> Job: Write out again exactly the lines from the one containing "Generate a Python" through the one containing "plt.rcParams['font.weight'] = 'bold'", both included, and omit the pictures.

** begin Material supplied **

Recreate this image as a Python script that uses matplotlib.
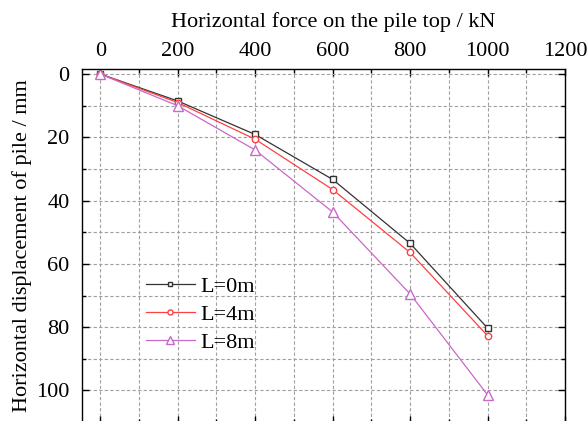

** end Material supplied **
** begin Material supplied **

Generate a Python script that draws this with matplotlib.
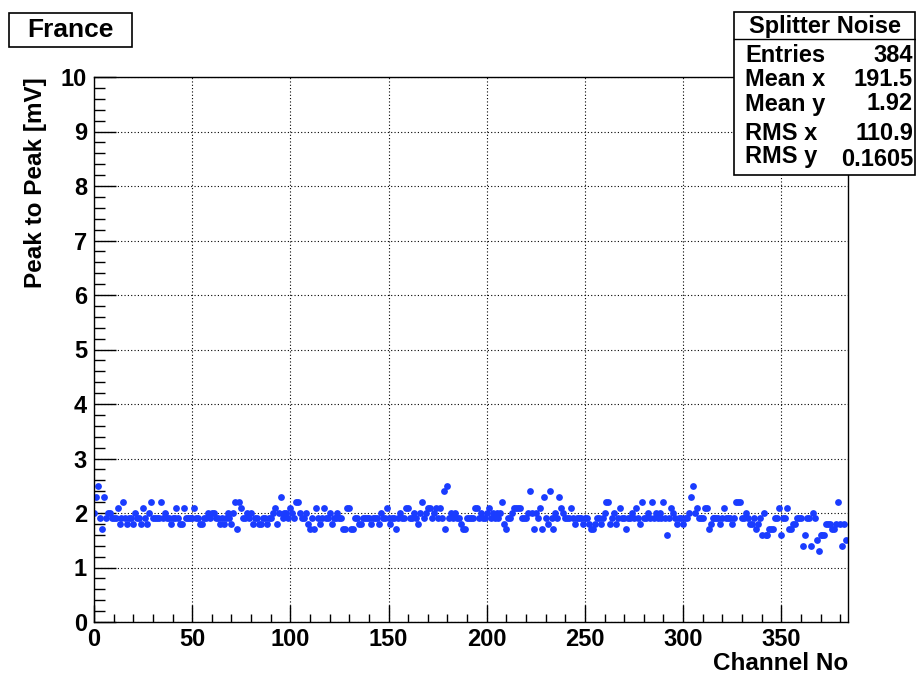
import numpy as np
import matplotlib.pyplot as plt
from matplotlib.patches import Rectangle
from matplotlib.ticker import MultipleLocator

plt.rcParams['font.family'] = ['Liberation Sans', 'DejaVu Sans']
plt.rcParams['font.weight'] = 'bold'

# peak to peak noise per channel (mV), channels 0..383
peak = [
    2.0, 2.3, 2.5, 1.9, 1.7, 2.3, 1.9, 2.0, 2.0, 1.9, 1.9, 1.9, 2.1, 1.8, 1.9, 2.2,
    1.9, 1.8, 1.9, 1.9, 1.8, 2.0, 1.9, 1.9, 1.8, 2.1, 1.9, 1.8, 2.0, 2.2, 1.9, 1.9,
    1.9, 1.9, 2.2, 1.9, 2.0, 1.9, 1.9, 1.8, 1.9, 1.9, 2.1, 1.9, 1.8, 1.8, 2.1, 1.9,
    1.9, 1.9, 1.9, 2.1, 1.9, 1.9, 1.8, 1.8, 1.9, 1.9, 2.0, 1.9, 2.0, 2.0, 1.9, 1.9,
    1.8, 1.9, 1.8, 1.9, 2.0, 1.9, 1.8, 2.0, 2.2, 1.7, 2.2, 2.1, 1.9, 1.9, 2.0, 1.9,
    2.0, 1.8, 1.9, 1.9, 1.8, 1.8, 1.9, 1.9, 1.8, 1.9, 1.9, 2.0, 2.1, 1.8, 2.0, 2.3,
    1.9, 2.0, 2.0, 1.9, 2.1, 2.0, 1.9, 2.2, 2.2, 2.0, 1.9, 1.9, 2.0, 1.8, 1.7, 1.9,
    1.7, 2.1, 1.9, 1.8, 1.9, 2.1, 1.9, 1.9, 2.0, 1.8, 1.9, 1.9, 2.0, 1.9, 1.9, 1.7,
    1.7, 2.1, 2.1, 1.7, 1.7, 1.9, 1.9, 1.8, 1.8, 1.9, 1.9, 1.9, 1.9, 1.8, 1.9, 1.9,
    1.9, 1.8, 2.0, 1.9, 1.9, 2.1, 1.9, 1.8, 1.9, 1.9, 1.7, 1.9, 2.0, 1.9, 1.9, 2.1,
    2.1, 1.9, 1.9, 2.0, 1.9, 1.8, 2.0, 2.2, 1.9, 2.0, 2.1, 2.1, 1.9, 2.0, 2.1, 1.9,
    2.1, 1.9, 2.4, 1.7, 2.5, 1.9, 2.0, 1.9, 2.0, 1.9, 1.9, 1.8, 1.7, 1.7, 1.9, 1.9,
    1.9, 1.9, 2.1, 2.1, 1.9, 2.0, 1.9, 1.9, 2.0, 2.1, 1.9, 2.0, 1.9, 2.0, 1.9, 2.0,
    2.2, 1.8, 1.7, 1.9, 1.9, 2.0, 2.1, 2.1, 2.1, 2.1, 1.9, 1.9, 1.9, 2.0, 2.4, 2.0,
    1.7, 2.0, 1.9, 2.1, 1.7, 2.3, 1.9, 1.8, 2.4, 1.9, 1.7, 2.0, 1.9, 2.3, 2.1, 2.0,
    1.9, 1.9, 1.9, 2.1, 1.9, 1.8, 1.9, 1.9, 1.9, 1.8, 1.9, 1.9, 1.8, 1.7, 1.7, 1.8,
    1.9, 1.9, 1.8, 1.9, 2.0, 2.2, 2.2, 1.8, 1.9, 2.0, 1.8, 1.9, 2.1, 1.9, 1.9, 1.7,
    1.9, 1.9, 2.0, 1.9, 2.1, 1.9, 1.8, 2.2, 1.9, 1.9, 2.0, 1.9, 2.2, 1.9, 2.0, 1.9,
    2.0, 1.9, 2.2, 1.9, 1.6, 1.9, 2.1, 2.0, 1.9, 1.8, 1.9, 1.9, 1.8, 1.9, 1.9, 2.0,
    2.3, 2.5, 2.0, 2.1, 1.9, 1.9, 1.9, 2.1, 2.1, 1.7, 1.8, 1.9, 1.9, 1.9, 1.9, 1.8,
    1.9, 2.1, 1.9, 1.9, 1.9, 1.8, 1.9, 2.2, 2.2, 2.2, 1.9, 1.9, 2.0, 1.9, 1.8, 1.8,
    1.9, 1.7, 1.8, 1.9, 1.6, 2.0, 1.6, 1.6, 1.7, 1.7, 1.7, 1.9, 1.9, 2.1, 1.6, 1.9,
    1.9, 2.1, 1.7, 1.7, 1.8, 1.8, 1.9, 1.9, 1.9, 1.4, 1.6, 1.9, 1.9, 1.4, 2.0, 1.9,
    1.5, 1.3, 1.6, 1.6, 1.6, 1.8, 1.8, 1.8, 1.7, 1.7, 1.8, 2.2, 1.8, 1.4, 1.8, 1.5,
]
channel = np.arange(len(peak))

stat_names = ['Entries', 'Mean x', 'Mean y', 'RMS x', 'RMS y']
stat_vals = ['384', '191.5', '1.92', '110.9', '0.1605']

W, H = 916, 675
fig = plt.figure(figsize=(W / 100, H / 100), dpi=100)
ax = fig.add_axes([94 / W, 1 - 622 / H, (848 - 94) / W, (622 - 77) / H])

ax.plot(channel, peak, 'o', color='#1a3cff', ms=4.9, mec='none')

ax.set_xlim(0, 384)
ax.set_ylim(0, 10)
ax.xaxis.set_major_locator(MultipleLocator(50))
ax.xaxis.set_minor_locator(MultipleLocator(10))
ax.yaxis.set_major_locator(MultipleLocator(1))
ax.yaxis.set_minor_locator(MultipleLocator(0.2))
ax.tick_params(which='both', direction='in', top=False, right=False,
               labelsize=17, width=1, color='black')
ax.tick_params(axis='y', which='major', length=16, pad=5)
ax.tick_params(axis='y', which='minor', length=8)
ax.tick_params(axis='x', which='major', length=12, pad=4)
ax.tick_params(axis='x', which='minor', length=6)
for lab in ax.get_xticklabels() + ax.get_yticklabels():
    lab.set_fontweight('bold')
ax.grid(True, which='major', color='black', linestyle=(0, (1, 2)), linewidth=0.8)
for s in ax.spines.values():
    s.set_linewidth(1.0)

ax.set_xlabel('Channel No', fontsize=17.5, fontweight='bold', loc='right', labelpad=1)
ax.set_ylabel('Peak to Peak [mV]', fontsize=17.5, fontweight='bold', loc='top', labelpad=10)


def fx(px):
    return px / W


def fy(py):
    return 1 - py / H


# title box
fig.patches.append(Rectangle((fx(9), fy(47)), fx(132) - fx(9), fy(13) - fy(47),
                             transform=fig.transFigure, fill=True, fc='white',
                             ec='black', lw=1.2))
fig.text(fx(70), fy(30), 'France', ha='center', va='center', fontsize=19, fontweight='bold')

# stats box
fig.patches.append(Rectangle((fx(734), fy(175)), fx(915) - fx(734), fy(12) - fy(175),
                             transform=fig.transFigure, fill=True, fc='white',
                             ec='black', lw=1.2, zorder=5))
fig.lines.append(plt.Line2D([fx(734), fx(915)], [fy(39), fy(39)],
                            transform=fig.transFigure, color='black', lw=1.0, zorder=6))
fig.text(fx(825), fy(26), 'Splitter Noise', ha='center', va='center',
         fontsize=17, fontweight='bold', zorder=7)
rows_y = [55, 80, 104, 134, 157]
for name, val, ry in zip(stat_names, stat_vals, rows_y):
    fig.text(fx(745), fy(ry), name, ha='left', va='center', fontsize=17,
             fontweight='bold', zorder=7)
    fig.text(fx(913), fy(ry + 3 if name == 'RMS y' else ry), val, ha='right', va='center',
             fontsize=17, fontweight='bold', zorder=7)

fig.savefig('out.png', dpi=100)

** end Material supplied **

> Solution to this exercise:
Generate a Python script that draws this with matplotlib.
import numpy as np
import matplotlib.pyplot as plt
from matplotlib.patches import Rectangle
from matplotlib.ticker import MultipleLocator

plt.rcParams['font.family'] = ['Liberation Sans', 'DejaVu Sans']
plt.rcParams['font.weight'] = 'bold'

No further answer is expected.